— Терпение, дорогой Христиан! — ответил, смеясь, майор. — Охота на медведя — дело недолгое. Поединок мгновенно кончается удачей или неудачей: либо вы всадите две пули в голову противника, либо он вас обезоружит и повалит с ног одним ударом лапы. А вот и даннеман приглашает нас к завтраку! Идем!
Закуска, привезенная офицерами, была отменного качества. Но Христиан тотчас заметил, что девушки и сам даннеман глядят на всю эту снедь с горечью и обидой и, радушно предложив поначалу гостям отведать своей простой пищи, теперь едва решаются смотреть на выставленные ими блюда. А заметив это, он приложил все усилия, чтобы все перепробовать и похвалить, что отнюдь не было пустой вежливостью, ибо копченый лосось и свежая дичь даннемана таяли во рту, оленье масло было вкусным на диво, брюква — мягкой и сладкой, а варенье из ежевики — свежим и душистым. Меньше понравился ему напиток из кислого молока, поданный в оловянных кувшинах. Зато он отдал должное терпкому винцу из местных ягод, которые растут, подобно ежевике, на колючем кустарнике и могут быть приготовлены на тысячу ладов. Наконец, он выразил неподдельное восхищение сладким блюдом — праздничным пирогом, нарочно испеченным для гостей, ибо семейный рождественский пирог даннемана должен был, по обычаю, остаться нетронутым до самого крещения. Даннеман решительным жестом всадил нож в великолепное сооружение из пшеничной муки, снеся напрочь затейливые башенки и колоколенки, умело вылепленные руками дочерей. И только тогда этим рослым смуглым девицам, некрасивым, но статным, убравшим черные косы и нарядные белые кофты лентами и украшениями в честь гостей, разрешено было наконец отведать пирога и смочить губы крепким пивом из отцовской кружки. К столу они не присели и черед тем, как пригубить пива, низко поклонились гостям и пожелали им счастья в наступающем году.

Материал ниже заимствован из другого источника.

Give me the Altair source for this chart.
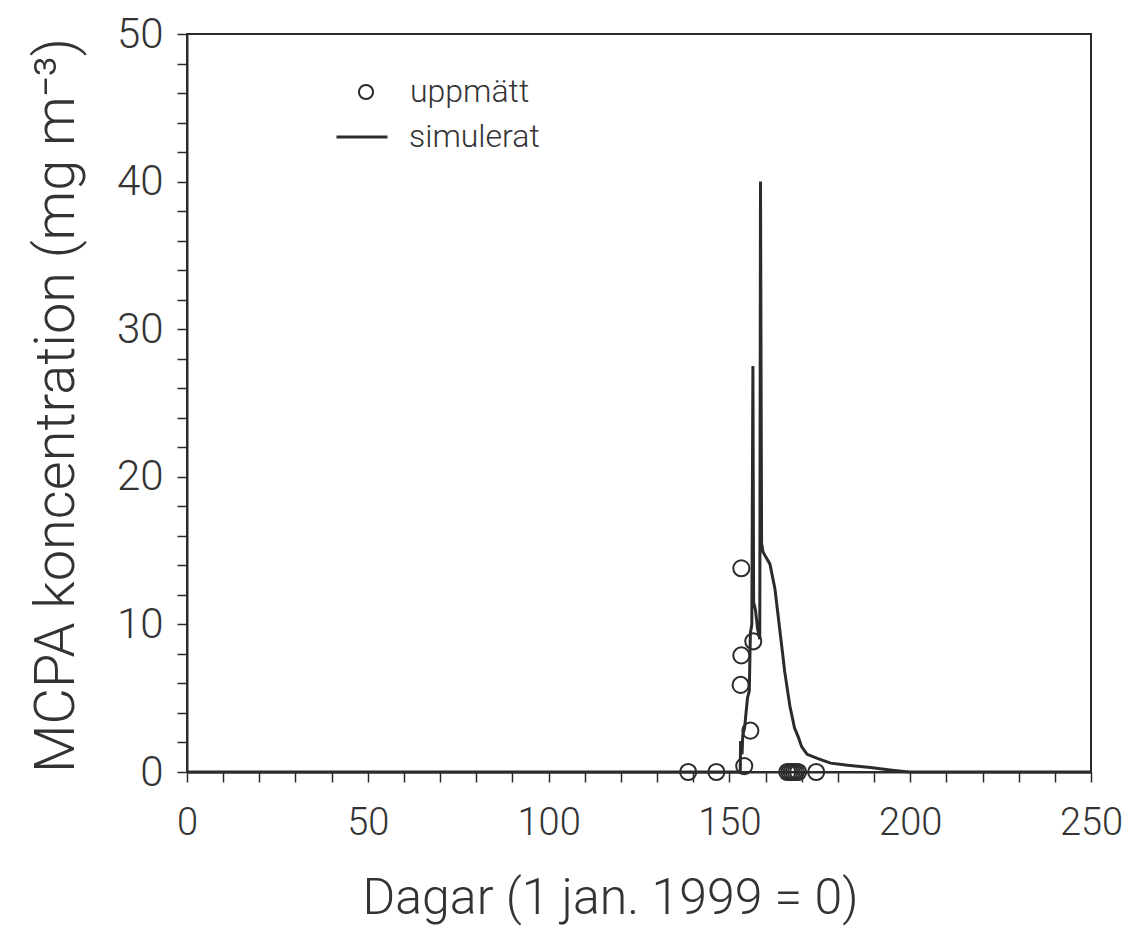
import altair as alt
import pandas as pd

# --- data ---
obs_day = [138.6, 146.4, 154.1, 153.3, 153.3, 153.1, 155.8, 156.6,
           166.0, 166.6, 167.2, 167.8, 168.4, 169.0, 174.0]
obs_val = [0.0, 0.0, 0.4, 13.8, 7.9, 5.9, 2.8, 8.85,
           0.0, 0.0, 0.0, 0.0, 0.0, 0.0, 0.0]

sim_day = [0, 100, 152.8, 153.0, 153.1, 153.5, 153.7, 154.2, 155.0, 155.5,
           155.8, 156.2, 156.5, 156.7, 157.2, 157.8, 158.4, 158.6, 158.9,
           159.3, 160.0, 161.2, 162.6, 164.0, 165.3, 166.7, 168.0, 169.0,
           170.0, 171.5, 174.5, 178.0, 182.7, 189.0, 195.0, 199.0, 200.0, 250.0]
sim_val = [0, 0, 0, 0, 2.1, 1.2, 2.5, 3.0, 5.0, 5.5,
           9.4, 10.0, 27.5, 11.5, 11.0, 9.7, 9.0, 40.0, 15.5,
           14.9, 14.6, 14.1, 12.4, 9.5, 6.8, 4.5, 3.0, 2.4,
           1.7, 1.2, 0.9, 0.6, 0.45, 0.3, 0.12, 0.02, 0, 0]

x_ticks = list(range(0, 251, 10))
y_ticks = list(range(0, 51, 2))

obs_label = "uppmätt"
sim_label = "simulerat"

FONT = "Roboto, Liberation Sans, sans-serif"
W = 300
INK = "#2b2b2b"
TXT = "#333333"

obs = pd.DataFrame({"day": obs_day, "val": obs_val, "series": obs_label})
sim = pd.DataFrame({"day": sim_day, "val": sim_val, "series": sim_label})


def x_enc():
    return alt.X(
        "day:Q",
        scale=alt.Scale(domain=[0, 250], nice=False, zero=False),
        axis=alt.Axis(
            values=x_ticks,
            labelExpr="datum.value % 50 == 0 ? datum.label : ''",
            title="Dagar (1 jan. 1999 = 0)",
            titleFont=FONT, titleFontSize=50, titleFontWeight=W, titleColor=TXT,
            titleX=423, titleY=141, titleAlign="center", titleBaseline="alphabetic",
            labelFont=FONT, labelFontSize=38, labelFontWeight=W, labelColor=TXT,
            labelPadding=22, labelFlush=False, labelOverlap=False,
            tickSize=10, tickColor=INK, tickWidth=1.5,
            domainColor=INK, domainWidth=2, grid=False,
        ),
    )


def y_enc():
    return alt.Y(
        "val:Q",
        scale=alt.Scale(domain=[0, 50], nice=False),
        axis=alt.Axis(
            values=y_ticks,
            labelExpr="datum.value % 10 == 0 ? datum.label : ''",
            title="MCPA koncentration (mg m⁻³)",
            titleFont=FONT, titleFontSize=56, titleFontWeight=W, titleColor=TXT,
            titleX=-114, titleY=371, titleAlign="center", titleBaseline="alphabetic",
            titleAngle=270,
            labelFont=FONT, labelFontSize=42, labelFontWeight=W, labelColor=TXT,
            labelPadding=14, labelFlush=False, labelOverlap=False,
            tickSize=10, tickColor=INK, tickWidth=1.5,
            domainColor=INK, domainWidth=2, grid=False,
        ),
    )


line = alt.Chart(sim).mark_line(strokeWidth=3, strokeJoin="miter").encode(
    x=x_enc(),
    y=y_enc(),
    color=alt.Color(
        "series:N",
        scale=alt.Scale(domain=[sim_label], range=[INK]),
        legend=alt.Legend(
            orient="none", legendX=148, legendY=76, title=None, padding=0,
            symbolType="stroke", symbolSize=2601, symbolStrokeWidth=3,
            labelFont=FONT, labelFontSize=32, labelFontWeight=W, labelColor=TXT,
            labelOffset=20,
        ),
    ),
)

points = alt.Chart(obs).mark_point(
    filled=False, size=260, strokeWidth=2, color=INK, opacity=1
).encode(
    x=x_enc(),
    y=y_enc(),
    shape=alt.Shape(
        "series:N",
        scale=alt.Scale(domain=[obs_label], range=["circle"]),
        legend=alt.Legend(
            orient="none", legendX=163, legendY=42, title=None, padding=0,
            symbolSize=200, symbolStrokeWidth=2, symbolStrokeColor=INK,
            symbolFillColor="white", symbolOpacity=1,
            labelFont=FONT, labelFontSize=32, labelFontWeight=W, labelColor=TXT,
            labelOffset=28,
        ),
    ),
)

chart = (
    alt.layer(line, points)
    .properties(
        width=904, height=738,
        autosize=alt.AutoSizeParams(type="none"),
        padding={"left": 179, "top": 26, "right": 31, "bottom": 166},
        background="white",
    )
    .configure_view(stroke=INK, strokeWidth=2)
    .configure_axis(labelOverlap=False)
)

chart.save("out.html", embed_options={"renderer": "svg", "actions": False})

Нетерпение, которое Христиан, насытившись, всегда испытывал за столом, уступило место глубокой задумчивости. Спутники его, напротив, расшумелись, хотя не пили ни вина, ни водки, боясь опьянеть к началу охоты. Даннеман, сперва молчаливый и даже несколько высокомерный, теперь стал разговорчивее и, казалось, испытывал особую симпатию к своему чужеземному гостю; но он с трудом изъяснялся на своем родном шведском языке, хотя знаком был со всеми северными наречиями, умел говорить по-фински и даже научился русскому архангельскому говору. Христиан же, со свойственной ему любознательностью и способностью к языкам, уже начинал кое-что понимать по-далекарлийски, но все же ему с трудом и нередко только по жестам рассказчика удавалось следить за увлекательным повествованием об охотах и путешествиях, в то время как остальные сотрапезники с увлечением расспрашивали и слушали хозяина дома.
Устав от напряжения, с которым он вслушивался в речи даннемана, и от нестерпимой духоты в комнате, Христиан отошел от печи и стола. Он смотрел на величественный пейзаж, который простирался за окнами домика, стоявшего на краю глубокого гранитного ущелья, чьи темные склоны, исчерченные застывшими водными струями, отвесной стеной вздымались над ложем потока. Местами склон так круто обрывался к бездне, что снег не удерживался на лугах, открытых порывам ветра, и зеленый покров, чуть припорошенный инеем, сверкал на солнце, словно ковер, затканный светлыми изумрудами. Эти остатки нежной зелени, восторжествовавшей над морозом, оттенялись темной, почти черной хвоей исполинских сосен, тесным строем вставших над пропастью, подобно надгробным изваяниям, принаряженным бахромой ледяных сосулек. Те же, что росли в глубине, спрятались в снежные сугробы чуть ли не до половины ствола, а ведь ствол этот нередко достигал ста шестидесяти футов. Ветви их согнулись под тяжестью налипшего на них снега и уперлись концами в сугробы, застыв в неподвижности, словно арки готических соборов.
На горизонте скалистая гряда Севенберга вздымала к аметистовому небу розоватые вершины, покрытые вечными льдами. Было около одиннадцати часов утра; солнечные лучи уже дотянулись до синеватых глубин, которые были еще погружены в холодный и угрюмый мрак, когда Христиан их впервые увидел. С каждым мгновением у него на глазах они меняли цвет, отливая бесчисленными оттенками, подобно опалу.